### Problem:
Sift the material for lines containing "that", and return them.

### Given records:
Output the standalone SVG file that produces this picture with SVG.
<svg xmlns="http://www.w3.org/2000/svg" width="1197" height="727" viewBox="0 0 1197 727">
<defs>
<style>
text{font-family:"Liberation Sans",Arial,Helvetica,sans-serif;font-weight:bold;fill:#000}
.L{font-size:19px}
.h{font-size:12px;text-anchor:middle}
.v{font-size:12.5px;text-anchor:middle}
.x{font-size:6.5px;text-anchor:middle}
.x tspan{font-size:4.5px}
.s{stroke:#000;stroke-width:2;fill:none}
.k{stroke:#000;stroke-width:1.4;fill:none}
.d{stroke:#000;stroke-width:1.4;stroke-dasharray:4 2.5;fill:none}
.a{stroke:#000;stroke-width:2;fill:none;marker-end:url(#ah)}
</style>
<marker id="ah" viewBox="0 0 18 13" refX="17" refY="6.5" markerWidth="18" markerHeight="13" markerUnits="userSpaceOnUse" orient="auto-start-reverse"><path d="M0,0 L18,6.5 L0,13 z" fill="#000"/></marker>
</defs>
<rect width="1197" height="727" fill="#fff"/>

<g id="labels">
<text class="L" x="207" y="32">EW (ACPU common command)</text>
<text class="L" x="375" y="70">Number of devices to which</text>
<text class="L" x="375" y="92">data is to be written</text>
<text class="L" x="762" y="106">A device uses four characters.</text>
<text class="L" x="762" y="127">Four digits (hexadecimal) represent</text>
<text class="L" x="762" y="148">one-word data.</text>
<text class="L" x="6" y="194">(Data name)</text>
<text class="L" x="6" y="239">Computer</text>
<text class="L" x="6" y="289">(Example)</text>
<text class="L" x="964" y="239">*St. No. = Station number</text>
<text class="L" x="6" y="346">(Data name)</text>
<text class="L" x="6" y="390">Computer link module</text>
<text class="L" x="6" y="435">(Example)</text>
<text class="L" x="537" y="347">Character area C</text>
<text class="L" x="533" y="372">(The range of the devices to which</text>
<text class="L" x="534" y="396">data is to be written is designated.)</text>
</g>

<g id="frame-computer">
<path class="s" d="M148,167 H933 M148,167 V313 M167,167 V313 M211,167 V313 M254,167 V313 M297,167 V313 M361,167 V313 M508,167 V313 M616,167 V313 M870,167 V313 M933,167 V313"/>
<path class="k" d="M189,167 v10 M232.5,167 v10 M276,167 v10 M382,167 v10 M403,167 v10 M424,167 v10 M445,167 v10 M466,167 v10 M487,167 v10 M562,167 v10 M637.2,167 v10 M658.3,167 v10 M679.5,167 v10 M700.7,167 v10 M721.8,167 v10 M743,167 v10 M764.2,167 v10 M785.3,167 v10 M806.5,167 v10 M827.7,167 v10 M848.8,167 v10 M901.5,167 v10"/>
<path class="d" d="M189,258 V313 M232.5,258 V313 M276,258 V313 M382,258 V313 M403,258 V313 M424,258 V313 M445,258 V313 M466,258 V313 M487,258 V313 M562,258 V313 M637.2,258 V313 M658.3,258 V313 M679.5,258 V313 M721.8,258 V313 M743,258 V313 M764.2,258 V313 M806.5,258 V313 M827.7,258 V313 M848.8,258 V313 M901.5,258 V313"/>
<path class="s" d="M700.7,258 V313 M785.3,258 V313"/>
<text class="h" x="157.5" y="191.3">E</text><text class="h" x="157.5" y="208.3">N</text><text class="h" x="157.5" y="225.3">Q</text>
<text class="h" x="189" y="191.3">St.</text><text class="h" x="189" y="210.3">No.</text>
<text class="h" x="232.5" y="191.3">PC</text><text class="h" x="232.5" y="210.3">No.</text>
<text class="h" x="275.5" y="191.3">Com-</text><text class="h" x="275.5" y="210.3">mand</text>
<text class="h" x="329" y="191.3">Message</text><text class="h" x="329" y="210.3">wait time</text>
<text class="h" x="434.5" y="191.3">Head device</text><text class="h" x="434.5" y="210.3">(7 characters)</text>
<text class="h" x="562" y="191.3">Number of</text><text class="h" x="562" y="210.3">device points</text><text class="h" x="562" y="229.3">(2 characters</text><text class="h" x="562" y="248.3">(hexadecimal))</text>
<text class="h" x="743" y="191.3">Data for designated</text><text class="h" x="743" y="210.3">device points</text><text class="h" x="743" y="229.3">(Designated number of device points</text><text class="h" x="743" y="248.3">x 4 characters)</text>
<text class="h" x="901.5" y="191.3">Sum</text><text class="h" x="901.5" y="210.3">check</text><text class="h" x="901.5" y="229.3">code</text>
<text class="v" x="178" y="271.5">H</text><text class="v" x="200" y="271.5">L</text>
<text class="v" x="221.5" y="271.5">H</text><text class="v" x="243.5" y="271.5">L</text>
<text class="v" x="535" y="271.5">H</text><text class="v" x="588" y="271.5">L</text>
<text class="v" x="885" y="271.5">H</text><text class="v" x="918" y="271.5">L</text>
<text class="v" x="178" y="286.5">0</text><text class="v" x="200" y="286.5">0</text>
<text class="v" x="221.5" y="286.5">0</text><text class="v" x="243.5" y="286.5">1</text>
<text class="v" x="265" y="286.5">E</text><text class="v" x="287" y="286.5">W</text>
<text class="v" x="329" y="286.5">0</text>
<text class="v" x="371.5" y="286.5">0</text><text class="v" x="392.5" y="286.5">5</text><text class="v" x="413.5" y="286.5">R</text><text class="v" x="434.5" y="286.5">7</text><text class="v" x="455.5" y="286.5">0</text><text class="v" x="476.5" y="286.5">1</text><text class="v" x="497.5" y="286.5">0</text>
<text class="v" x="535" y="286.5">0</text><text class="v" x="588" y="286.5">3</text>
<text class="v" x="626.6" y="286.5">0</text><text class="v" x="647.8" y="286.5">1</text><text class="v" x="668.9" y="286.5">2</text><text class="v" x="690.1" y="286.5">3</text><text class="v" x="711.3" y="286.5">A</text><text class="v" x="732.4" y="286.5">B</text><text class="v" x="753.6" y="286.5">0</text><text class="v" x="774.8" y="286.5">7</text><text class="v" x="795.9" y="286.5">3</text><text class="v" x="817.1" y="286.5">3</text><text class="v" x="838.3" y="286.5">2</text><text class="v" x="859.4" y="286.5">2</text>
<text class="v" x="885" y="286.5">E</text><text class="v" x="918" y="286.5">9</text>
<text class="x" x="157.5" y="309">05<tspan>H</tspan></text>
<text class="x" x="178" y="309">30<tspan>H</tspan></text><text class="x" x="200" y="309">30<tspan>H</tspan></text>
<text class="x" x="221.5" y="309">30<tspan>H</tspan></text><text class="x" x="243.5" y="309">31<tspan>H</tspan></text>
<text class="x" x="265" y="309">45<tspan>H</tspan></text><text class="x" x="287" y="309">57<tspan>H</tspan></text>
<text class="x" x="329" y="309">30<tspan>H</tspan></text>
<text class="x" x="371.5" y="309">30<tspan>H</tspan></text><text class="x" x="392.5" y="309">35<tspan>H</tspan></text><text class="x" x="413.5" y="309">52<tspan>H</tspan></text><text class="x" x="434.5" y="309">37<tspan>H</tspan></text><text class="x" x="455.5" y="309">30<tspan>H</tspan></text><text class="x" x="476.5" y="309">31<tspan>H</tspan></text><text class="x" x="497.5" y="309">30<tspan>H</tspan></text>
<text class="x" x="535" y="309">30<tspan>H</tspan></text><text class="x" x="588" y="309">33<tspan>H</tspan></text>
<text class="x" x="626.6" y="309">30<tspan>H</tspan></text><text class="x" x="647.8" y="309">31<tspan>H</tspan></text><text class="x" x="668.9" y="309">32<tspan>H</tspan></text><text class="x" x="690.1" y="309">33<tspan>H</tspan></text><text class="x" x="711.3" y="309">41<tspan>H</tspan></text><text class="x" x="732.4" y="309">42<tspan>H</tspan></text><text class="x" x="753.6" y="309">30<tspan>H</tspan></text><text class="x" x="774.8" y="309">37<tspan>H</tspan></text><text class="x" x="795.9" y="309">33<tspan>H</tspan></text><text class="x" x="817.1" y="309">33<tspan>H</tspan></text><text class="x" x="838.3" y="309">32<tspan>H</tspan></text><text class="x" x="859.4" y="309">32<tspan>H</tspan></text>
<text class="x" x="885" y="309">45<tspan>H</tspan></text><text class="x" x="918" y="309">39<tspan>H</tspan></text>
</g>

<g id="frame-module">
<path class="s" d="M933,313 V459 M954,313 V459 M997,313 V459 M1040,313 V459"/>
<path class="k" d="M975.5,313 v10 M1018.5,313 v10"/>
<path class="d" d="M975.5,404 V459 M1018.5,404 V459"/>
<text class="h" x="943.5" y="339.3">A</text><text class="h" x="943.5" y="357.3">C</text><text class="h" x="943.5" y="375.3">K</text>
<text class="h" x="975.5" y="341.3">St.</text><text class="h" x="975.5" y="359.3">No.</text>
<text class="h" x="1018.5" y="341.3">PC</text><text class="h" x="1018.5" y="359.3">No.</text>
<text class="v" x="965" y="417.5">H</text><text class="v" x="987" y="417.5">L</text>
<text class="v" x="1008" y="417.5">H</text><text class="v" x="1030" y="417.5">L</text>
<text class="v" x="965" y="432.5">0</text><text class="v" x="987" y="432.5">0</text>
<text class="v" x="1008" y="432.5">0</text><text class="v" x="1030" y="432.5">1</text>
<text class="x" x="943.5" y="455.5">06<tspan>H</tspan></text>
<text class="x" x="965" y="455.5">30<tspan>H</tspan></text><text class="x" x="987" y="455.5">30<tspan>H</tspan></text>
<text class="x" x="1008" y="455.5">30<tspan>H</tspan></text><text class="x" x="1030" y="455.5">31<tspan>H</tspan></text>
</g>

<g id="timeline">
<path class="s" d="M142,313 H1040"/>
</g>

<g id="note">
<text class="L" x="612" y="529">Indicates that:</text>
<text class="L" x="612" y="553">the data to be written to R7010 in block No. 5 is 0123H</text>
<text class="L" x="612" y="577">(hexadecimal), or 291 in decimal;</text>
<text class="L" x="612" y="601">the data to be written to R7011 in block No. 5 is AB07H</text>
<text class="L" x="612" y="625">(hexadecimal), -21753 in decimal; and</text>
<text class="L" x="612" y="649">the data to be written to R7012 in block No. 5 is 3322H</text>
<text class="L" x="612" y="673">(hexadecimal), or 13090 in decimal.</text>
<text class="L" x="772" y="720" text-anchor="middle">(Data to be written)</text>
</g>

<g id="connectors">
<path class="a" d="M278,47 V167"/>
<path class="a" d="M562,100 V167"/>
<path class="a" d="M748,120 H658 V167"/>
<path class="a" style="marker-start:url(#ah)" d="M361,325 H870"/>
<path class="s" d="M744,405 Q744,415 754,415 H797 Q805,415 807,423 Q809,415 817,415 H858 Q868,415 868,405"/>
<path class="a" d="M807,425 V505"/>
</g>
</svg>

...

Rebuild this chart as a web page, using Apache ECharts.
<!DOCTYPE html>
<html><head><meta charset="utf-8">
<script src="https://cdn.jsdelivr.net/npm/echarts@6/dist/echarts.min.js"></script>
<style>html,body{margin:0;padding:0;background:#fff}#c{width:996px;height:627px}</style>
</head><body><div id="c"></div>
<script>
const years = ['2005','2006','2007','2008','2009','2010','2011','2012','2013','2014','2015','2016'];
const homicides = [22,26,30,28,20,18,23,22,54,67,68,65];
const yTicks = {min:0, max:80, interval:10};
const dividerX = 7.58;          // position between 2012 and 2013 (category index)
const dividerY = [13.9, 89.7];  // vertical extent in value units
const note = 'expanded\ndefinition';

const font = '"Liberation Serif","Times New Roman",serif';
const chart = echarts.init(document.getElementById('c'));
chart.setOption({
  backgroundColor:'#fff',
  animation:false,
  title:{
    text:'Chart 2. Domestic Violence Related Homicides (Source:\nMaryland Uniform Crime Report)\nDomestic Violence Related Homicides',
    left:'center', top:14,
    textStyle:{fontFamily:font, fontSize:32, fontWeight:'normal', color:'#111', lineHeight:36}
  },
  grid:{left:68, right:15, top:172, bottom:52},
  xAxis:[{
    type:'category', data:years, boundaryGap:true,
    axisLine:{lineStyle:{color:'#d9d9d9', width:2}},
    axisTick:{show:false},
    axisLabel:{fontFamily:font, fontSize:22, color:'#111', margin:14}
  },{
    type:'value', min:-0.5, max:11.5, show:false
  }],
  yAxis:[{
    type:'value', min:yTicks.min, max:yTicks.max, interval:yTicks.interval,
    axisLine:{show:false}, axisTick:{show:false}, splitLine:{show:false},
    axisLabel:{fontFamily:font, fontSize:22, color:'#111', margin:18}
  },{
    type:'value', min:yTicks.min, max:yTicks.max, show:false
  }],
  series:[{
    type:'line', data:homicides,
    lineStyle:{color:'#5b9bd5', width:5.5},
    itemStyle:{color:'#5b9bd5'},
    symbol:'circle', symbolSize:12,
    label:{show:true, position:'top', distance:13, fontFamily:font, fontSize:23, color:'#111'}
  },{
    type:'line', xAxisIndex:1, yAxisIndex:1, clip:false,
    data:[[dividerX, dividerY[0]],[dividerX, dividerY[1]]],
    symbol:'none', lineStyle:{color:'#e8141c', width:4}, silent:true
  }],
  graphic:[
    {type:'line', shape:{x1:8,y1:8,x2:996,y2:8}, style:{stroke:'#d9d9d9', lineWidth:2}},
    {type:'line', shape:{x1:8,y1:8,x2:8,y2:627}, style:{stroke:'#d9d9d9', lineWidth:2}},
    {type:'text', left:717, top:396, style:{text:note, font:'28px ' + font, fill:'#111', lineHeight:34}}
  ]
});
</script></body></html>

==

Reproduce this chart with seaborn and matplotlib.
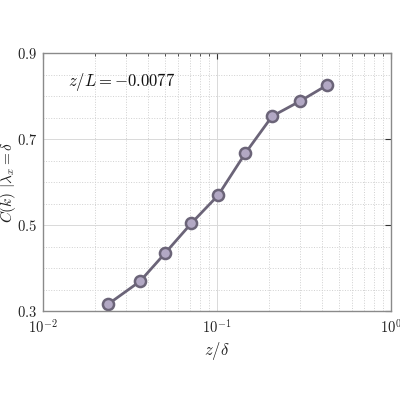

### Answer to this task:
Output the standalone SVG file that produces this picture with SVG.
<text class="L" x="612" y="529">Indicates that:</text>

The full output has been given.